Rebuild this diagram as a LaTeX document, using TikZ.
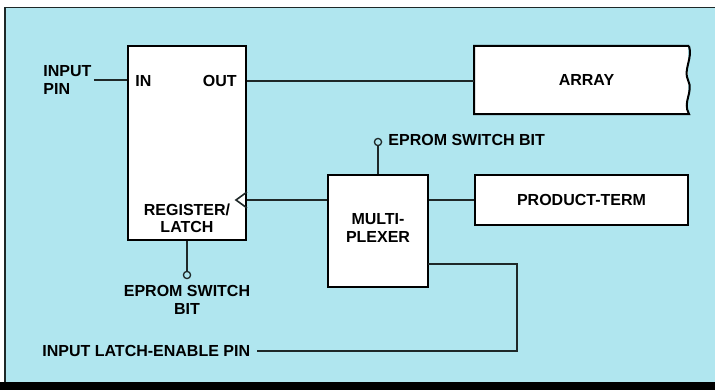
\documentclass[tikz,border=0pt]{standalone}
\usepackage{fontspec}
\setmainfont{Liberation Sans}
\usepackage{tikz}
\usetikzlibrary{positioning,calc}
\definecolor{panelcyan}{RGB}{176,230,239}
\definecolor{inkdark}{RGB}{30,40,40}
\tikzset{
  blk/.style   ={rectangle,draw=black,line width=1pt,fill=white,inner sep=0pt},
  wire/.style  ={inkdark,line width=0.65pt},
  txt/.style   ={font=\fontsize{8}{8.6}\selectfont\bfseries,inner sep=1pt,text=black},
  swbit/.style ={circle,draw=inkdark,line width=0.65pt,fill=panelcyan,minimum size=3.6pt,inner sep=0pt},
}

\begin{document}
\begin{tikzpicture}[x=0.5pt,y=-0.5pt]
  \useasboundingbox (0,0) rectangle (715,390);
  % panel
  \fill[panelcyan] (5,7) rectangle (715,383);
  \draw[inkdark,line width=0.7pt] (5,383) -- (5,7.5) -- (715,7.5);
  \fill[black] (0,382) rectangle (715,390);

  % blocks
  \node[blk,minimum width=59pt,minimum height=97pt] (reg) at (187,143) {};
  \node[blk,draw=none,minimum width=106.5pt,minimum height=33pt] (array) at (581.5,80) {};
  \node[blk,minimum width=50pt,minimum height=56pt] (mux) at (378,231) {};
  \node[blk,minimum width=106.5pt,minimum height=25pt,txt] (pterm) at (581.5,200) {PRODUCT-TERM};
  % array outline, torn right edge
  \draw[line width=1pt] (array.north east) -- (array.north west) -- (array.south west) -- (array.south east)
     .. controls (682,102) and (694,92) .. (688,80) .. controls (683,70) and (693,58) .. (array.north east);
  \node[txt] at ($(array)+(5,0)$) {ARRAY};

  % texts
  \node[txt,anchor=west] (in) at (133,81) {IN};
  \node[txt,anchor=east] (out) at (239,81) {OUT};
  \node[txt,align=left,anchor=west] (inpin) at (41,80) {INPUT\\PIN};
  \node[txt,align=center] (reglbl) at (187,218.5) {REGISTER/\\LATCH};
  \node[txt,align=center] (muxlbl) at (378,228) {MULTI-\\PLEXER};
  \node[swbit] (bitA) at (187,275) {};
  \node[txt,align=center,below=2pt of bitA] (bitAtxt) {EPROM SWITCH\\BIT};
  \node[swbit] (bitB) at (378,142) {};
  \node[txt,anchor=west] (bitBtxt) at (386,140) {EPROM SWITCH BIT};
  \node[txt,anchor=west] (lepin) at (40,351) {INPUT LATCH-ENABLE PIN};
  \coordinate (mux2) at (428,264);
  \coordinate (turn) at (517,264);

  % clock input
  \draw[wire,line width=0.8pt] (reg.east |- 0,192) -- ++(-11,8) -- ++(11,8);

  % connectors
  \draw[wire] (inpin.east) -- (inpin.east -| reg.west);
  \draw[wire] (reg.east |- out) -- (array.west |- out);
  \draw[wire] (reg.east |- 0,200) -- (mux.west |- 0,200);
  \draw[wire] (mux.east |- pterm) -- (pterm.west);
  \draw[wire] (reg.south) -- (bitA.north);
  \draw[wire] (bitB.south) -- (bitB |- mux.north);
  \draw[wire] (mux2) -- (turn) |- ($(lepin.east)+(4,0)$);
\end{tikzpicture}
\end{document}
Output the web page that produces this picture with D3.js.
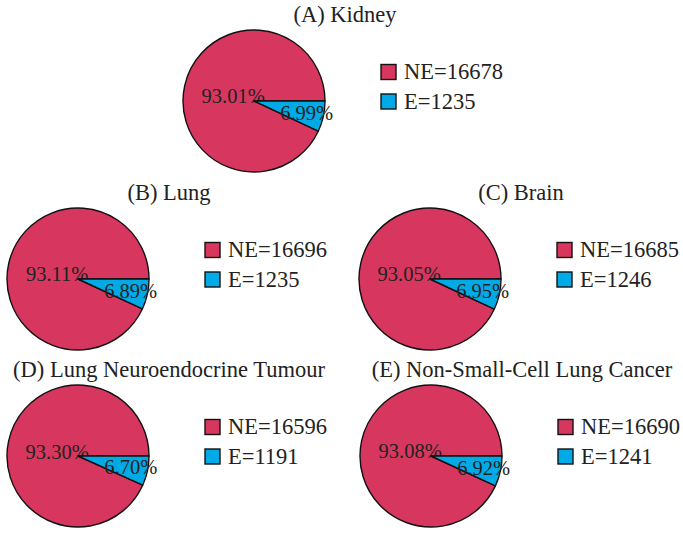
<!DOCTYPE html>
<head>
<meta charset="utf-8">
<title>Pie charts</title>
<script src="https://d3js.org/d3.v7.min.js"></script>
<style>
  body { margin: 0; background: #fff; }
  text { font-family: "Liberation Serif", "Times New Roman", serif; fill: #222; }
</style>
</head>
<body>
<script>
//----------------------------DATA------------------------------//
const titles = ["(A) Kidney", "(B) Lung", "(C) Brain",
                "(D) Lung Neuroendocrine Tumour", "(E) Non-Small-Cell Lung Cancer"];
const categories = ["NE", "E"];
const neCounts = [16678, 16696, 16685, 16596, 16690];
const eCounts  = [1235, 1235, 1246, 1191, 1241];
const nePct = [93.01, 93.11, 93.05, 93.30, 93.08];
const ePct  = [6.99, 6.89, 6.95, 6.70, 6.92];

//---------------------------LAYOUT-----------------------------//
const width = 683, height = 534;
const r = 71;
// pie centres of the five panels
const centres = [[254, 101], [78, 279], [430, 279], [78, 456], [431, 456]];
const colors = d3.scaleOrdinal().domain(categories).range(["#d7375f", "#00aae6"]);
const pctDist = {NE: 0.3, E: 0.76};

const svg = d3.select("body").append("svg")
    .attr("width", width)
    .attr("height", height);

const pie = d3.pie()
    .sort(null)
    .value(d => d.pct)
    .startAngle(Math.PI / 2)
    .endAngle(Math.PI / 2 - 2 * Math.PI);

const arc = d3.arc().innerRadius(0).outerRadius(r);

titles.forEach(function(title, i) {
  const data = [
    {id: "NE", pct: nePct[i], count: neCounts[i]},
    {id: "E",  pct: ePct[i],  count: eCounts[i]}
  ];
  const g = svg.append("g")
      .attr("transform", "translate(" + centres[i][0] + "," + centres[i][1] + ")");

  g.append("text")
      .attr("x", 91)
      .attr("y", -79)
      .attr("text-anchor", "middle")
      .style("font-size", "22.5px")
      .text(title);

  const slices = g.selectAll(".slice")
      .data(pie(data))
      .enter().append("g");

  slices.append("path")
      .attr("d", arc)
      .attr("fill", d => colors(d.data.id))
      .attr("stroke", "#111")
      .attr("stroke-width", 1.4)
      .attr("stroke-linejoin", "round");

  slices.append("text")
      .attr("transform", function(d) {
        const lr = pctDist[d.data.id] * r;
        const c = d3.arc().innerRadius(lr).outerRadius(lr).centroid(d);
        return "translate(" + c[0] + "," + c[1] + ")";
      })
      .attr("text-anchor", "middle")
      .attr("dominant-baseline", "central")
      .style("font-size", "20.5px")
      .text(d => d.data.pct.toFixed(2) + "%");

  // legend
  const leg = g.selectAll(".leg")
      .data(data)
      .enter().append("g")
      .attr("transform", (d, j) => "translate(127," + (-29 + j * 29.5) + ")");

  leg.append("rect")
      .attr("x", 0)
      .attr("y", -7.5)
      .attr("width", 15)
      .attr("height", 15)
      .attr("fill", d => colors(d.id))
      .attr("stroke", "#111")
      .attr("stroke-width", 1.4);

  leg.append("text")
      .attr("x", 23)
      .attr("y", 7)
      .style("font-size", "22.5px")
      .text(d => d.id + "=" + d.count);
});
</script>
</body>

:: PROBLEM TO SOLVE ::
Your copy should hold every record word for word and none of the pictures.

:: THE SOLUTION ::
Rebuild this diagram as a LaTeX document, using TikZ.
\documentclass[tikz,border=0pt]{standalone}
\usepackage{fontspec}
\setmainfont{Liberation Sans}
\usepackage{tikz}
\usetikzlibrary{positioning,calc}
\definecolor{panelcyan}{RGB}{176,230,239}
\definecolor{inkdark}{RGB}{30,40,40}
\tikzset{
  blk/.style   ={rectangle,draw=black,line width=1pt,fill=white,inner sep=0pt},
  wire/.style  ={inkdark,line width=0.65pt},
  txt/.style   ={font=\fontsize{8}{8.6}\selectfont\bfseries,inner sep=1pt,text=black},
  swbit/.style ={circle,draw=inkdark,line width=0.65pt,fill=panelcyan,minimum size=3.6pt,inner sep=0pt},
}

\begin{document}
\begin{tikzpicture}[x=0.5pt,y=-0.5pt]
  \useasboundingbox (0,0) rectangle (715,390);
  % panel
  \fill[panelcyan] (5,7) rectangle (715,383);
  \draw[inkdark,line width=0.7pt] (5,383) -- (5,7.5) -- (715,7.5);
  \fill[black] (0,382) rectangle (715,390);

  % blocks
  \node[blk,minimum width=59pt,minimum height=97pt] (reg) at (187,143) {};
  \node[blk,draw=none,minimum width=106.5pt,minimum height=33pt] (array) at (581.5,80) {};
  \node[blk,minimum width=50pt,minimum height=56pt] (mux) at (378,231) {};
  \node[blk,minimum width=106.5pt,minimum height=25pt,txt] (pterm) at (581.5,200) {PRODUCT-TERM};
  % array outline, torn right edge
  \draw[line width=1pt] (array.north east) -- (array.north west) -- (array.south west) -- (array.south east)
     .. controls (682,102) and (694,92) .. (688,80) .. controls (683,70) and (693,58) .. (array.north east);
  \node[txt] at ($(array)+(5,0)$) {ARRAY};

  % texts
  \node[txt,anchor=west] (in) at (133,81) {IN};
  \node[txt,anchor=east] (out) at (239,81) {OUT};
  \node[txt,align=left,anchor=west] (inpin) at (41,80) {INPUT\\PIN};
  \node[txt,align=center] (reglbl) at (187,218.5) {REGISTER/\\LATCH};
  \node[txt,align=center] (muxlbl) at (378,228) {MULTI-\\PLEXER};
  \node[swbit] (bitA) at (187,275) {};
  \node[txt,align=center,below=2pt of bitA] (bitAtxt) {EPROM SWITCH\\BIT};
  \node[swbit] (bitB) at (378,142) {};
  \node[txt,anchor=west] (bitBtxt) at (386,140) {EPROM SWITCH BIT};
  \node[txt,anchor=west] (lepin) at (40,351) {INPUT LATCH-ENABLE PIN};
  \coordinate (mux2) at (428,264);
  \coordinate (turn) at (517,264);

  % clock input
  \draw[wire,line width=0.8pt] (reg.east |- 0,192) -- ++(-11,8) -- ++(11,8);

  % connectors
  \draw[wire] (inpin.east) -- (inpin.east -| reg.west);
  \draw[wire] (reg.east |- out) -- (array.west |- out);
  \draw[wire] (reg.east |- 0,200) -- (mux.west |- 0,200);
  \draw[wire] (mux.east |- pterm) -- (pterm.west);
  \draw[wire] (reg.south) -- (bitA.north);
  \draw[wire] (bitB.south) -- (bitB |- mux.north);
  \draw[wire] (mux2) -- (turn) |- ($(lepin.east)+(4,0)$);
\end{tikzpicture}
\end{document}
Output the web page that produces this picture with D3.js.
<!DOCTYPE html>
<head>
<meta charset="utf-8">
<title>Pie charts</title>
<script src="https://d3js.org/d3.v7.min.js"></script>
<style>
  body { margin: 0; background: #fff; }
  text { font-family: "Liberation Serif", "Times New Roman", serif; fill: #222; }
</style>
</head>
<body>
<script>
//----------------------------DATA------------------------------//
const titles = ["(A) Kidney", "(B) Lung", "(C) Brain",
                "(D) Lung Neuroendocrine Tumour", "(E) Non-Small-Cell Lung Cancer"];
const categories = ["NE", "E"];
const neCounts = [16678, 16696, 16685, 16596, 16690];
const eCounts  = [1235, 1235, 1246, 1191, 1241];
const nePct = [93.01, 93.11, 93.05, 93.30, 93.08];
const ePct  = [6.99, 6.89, 6.95, 6.70, 6.92];

//---------------------------LAYOUT-----------------------------//
const width = 683, height = 534;
const r = 71;
// pie centres of the five panels
const centres = [[254, 101], [78, 279], [430, 279], [78, 456], [431, 456]];
const colors = d3.scaleOrdinal().domain(categories).range(["#d7375f", "#00aae6"]);
const pctDist = {NE: 0.3, E: 0.76};

const svg = d3.select("body").append("svg")
    .attr("width", width)
    .attr("height", height);

const pie = d3.pie()
    .sort(null)
    .value(d => d.pct)
    .startAngle(Math.PI / 2)
    .endAngle(Math.PI / 2 - 2 * Math.PI);

const arc = d3.arc().innerRadius(0).outerRadius(r);

titles.forEach(function(title, i) {
  const data = [
    {id: "NE", pct: nePct[i], count: neCounts[i]},
    {id: "E",  pct: ePct[i],  count: eCounts[i]}
  ];
  const g = svg.append("g")
      .attr("transform", "translate(" + centres[i][0] + "," + centres[i][1] + ")");

  g.append("text")
      .attr("x", 91)
      .attr("y", -79)
      .attr("text-anchor", "middle")
      .style("font-size", "22.5px")
      .text(title);

  const slices = g.selectAll(".slice")
      .data(pie(data))
      .enter().append("g");

  slices.append("path")
      .attr("d", arc)
      .attr("fill", d => colors(d.data.id))
      .attr("stroke", "#111")
      .attr("stroke-width", 1.4)
      .attr("stroke-linejoin", "round");

  slices.append("text")
      .attr("transform", function(d) {
        const lr = pctDist[d.data.id] * r;
        const c = d3.arc().innerRadius(lr).outerRadius(lr).centroid(d);
        return "translate(" + c[0] + "," + c[1] + ")";
      })
      .attr("text-anchor", "middle")
      .attr("dominant-baseline", "central")
      .style("font-size", "20.5px")
      .text(d => d.data.pct.toFixed(2) + "%");

  // legend
  const leg = g.selectAll(".leg")
      .data(data)
      .enter().append("g")
      .attr("transform", (d, j) => "translate(127," + (-29 + j * 29.5) + ")");

  leg.append("rect")
      .attr("x", 0)
      .attr("y", -7.5)
      .attr("width", 15)
      .attr("height", 15)
      .attr("fill", d => colors(d.id))
      .attr("stroke", "#111")
      .attr("stroke-width", 1.4);

  leg.append("text")
      .attr("x", 23)
      .attr("y", 7)
      .style("font-size", "22.5px")
      .text(d => d.id + "=" + d.count);
});
</script>
</body>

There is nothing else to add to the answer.